An estimated one to two million cuneiform tablets, discovered globally and housed in various collections, remain largely unexplored. Only around 15-20% of these tablets have been deciphered, translated, and studied, with a significant portion remaining uncatalogued due to scattering and a shortage of cuneiform specialists. The use of Optical Character Recognition (OCR) is proposed to address this challenge by automatically providing a preliminary decryption of the tablets, facilitating tentative identification of their genre and dating through machine learning approaches. This automatic process will expedite the complete transliteration and translation of tablets, allowing specialists to efficiently process more relevant data for historical and linguistic research.

Optical Character Recognition of Cuneiform Script is still in its early stages, and this sub-corpus will be enhanced with cuneiform tablets from other Old Babylonian collections globally. After transcription and translation, a comprehensive interpretation and analysis will be conducted using prosopographical research methods. Entities such as Personal Names, Institutions (e.g., Temples, Palaces), Dates, and Geographic Entities will be annotated using tools like Recogito. Geo-spatial data, annotated at various levels of granularity, will provide insights into cities (e.g., Sippar, Larsa, Nippur) or more detailed locations (e.g., Urban Gazetteers).

2D+ Images

2d plus tablet images are imaged using a special light dome, so that there are 12 visualizations of the tablet:

• 8 tablet images with 8 different lighting angles as shown in image below.

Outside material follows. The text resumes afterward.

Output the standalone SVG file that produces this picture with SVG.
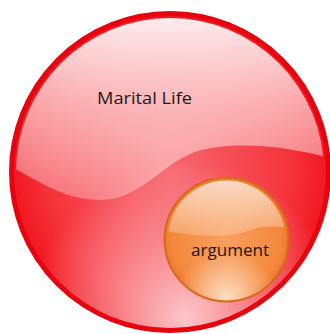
<svg xmlns="http://www.w3.org/2000/svg" width="330" height="334" viewBox="0 0 330 334">
<style>
.lbl{font-family:"Open Sans","Liberation Sans",sans-serif;fill:#201818}
</style>
<defs>
<radialGradient id="bigFill" cx="0.5" cy="0.5" r="0.55">
<stop offset="0" stop-color="#f76a72"/>
<stop offset="0.7" stop-color="#f5323a"/>
<stop offset="1" stop-color="#ee0c16"/>
</radialGradient>
<radialGradient id="bigGlow" cx="0.55" cy="0.97" r="0.5">
<stop offset="0" stop-color="#fcd0d3" stop-opacity="0.95"/>
<stop offset="1" stop-color="#fcd0d3" stop-opacity="0"/>
</radialGradient>
<linearGradient id="bigHi" x1="0" y1="0" x2="0" y2="1">
<stop offset="0" stop-color="#ffffff" stop-opacity="0.95"/>
<stop offset="0.5" stop-color="#ffffff" stop-opacity="0.6"/>
<stop offset="1" stop-color="#ffffff" stop-opacity="0.3"/>
</linearGradient>
<radialGradient id="smFill" cx="0.5" cy="0.5" r="0.55">
<stop offset="0" stop-color="#f8a060"/>
<stop offset="0.8" stop-color="#f4883c"/>
<stop offset="1" stop-color="#e36e22"/>
</radialGradient>
<radialGradient id="smGlow" cx="0.5" cy="0.97" r="0.4">
<stop offset="0" stop-color="#fde4cc" stop-opacity="0.95"/>
<stop offset="1" stop-color="#fde4cc" stop-opacity="0"/>
</radialGradient>
<linearGradient id="smHi" x1="0" y1="0" x2="0" y2="1">
<stop offset="0" stop-color="#ffffff" stop-opacity="0.8"/>
<stop offset="1" stop-color="#ffffff" stop-opacity="0.2"/>
</linearGradient>
<clipPath id="bigClip"><circle cx="170" cy="172" r="154"/></clipPath>
<clipPath id="smClip"><circle cx="226.5" cy="239.5" r="59"/></clipPath>
</defs>
<g id="marital-life">
<circle cx="170" cy="172" r="158.5" fill="url(#bigFill)" stroke="#e6040e" stroke-width="5"/>
<circle cx="170" cy="172" r="156" fill="url(#bigGlow)"/>
<path clip-path="url(#bigClip)" d="M10,10 H330 V158 C300,150 240,138 195,152 C160,165 140,200 100,200 C65,200 40,182 10,166 Z" fill="url(#bigHi)"/>
<text class="lbl" x="144.5" y="104" font-size="16" text-anchor="middle" textLength="95" lengthAdjust="spacingAndGlyphs">Marital Life</text>
</g>
<g id="argument">
<circle cx="226.5" cy="239.5" r="62" fill="url(#smFill)" stroke="#d8671c" stroke-width="2"/>
<circle cx="226.5" cy="239.5" r="61" fill="url(#smGlow)"/>
<path clip-path="url(#smClip)" d="M160,170 H300 V232 C285,226 268,224 250,230 C230,238 200,238 160,230 Z" fill="url(#smHi)"/>
<text class="lbl" x="230" y="256" font-size="16" text-anchor="middle" textLength="78" lengthAdjust="spacingAndGlyphs">argument</text>
</g>
</svg>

• 1 top and 3 generated visualizations (2 sketch and 1 normal) as shown in image below

Experiment: Effect of Light Source on Sign Localization

Objective:
This experiment investigates how different lighting conditions affect the accuracy of cuneiform sign detection and localization. By training models on individual visualizations under varying lighting positions, we aim to determine which setup provides the best visibility and maximizes detection accuracy. The findings will offer valuable insights into the optimal imaging conditions required to enhance the performance of sign detection algorithms.

Setup:
Cuneiform tablet sides were divided into training, validation, and testing sets in a 70:20:10 ratio. For each visualization, a YOLOv8l-detect model was trained for 125 epochs with a batch size of 4, incorporating mosaic augmentation to enhance variability and robustness.

Result:
A performance gap of approximately 15% in mAP scores is observed between the best- and worst-performing visualizations. Notably, the Color00 visualization mimics the light source orientation of popular flatbed scans, which have been predominantly used for digitizing cuneiform tablets.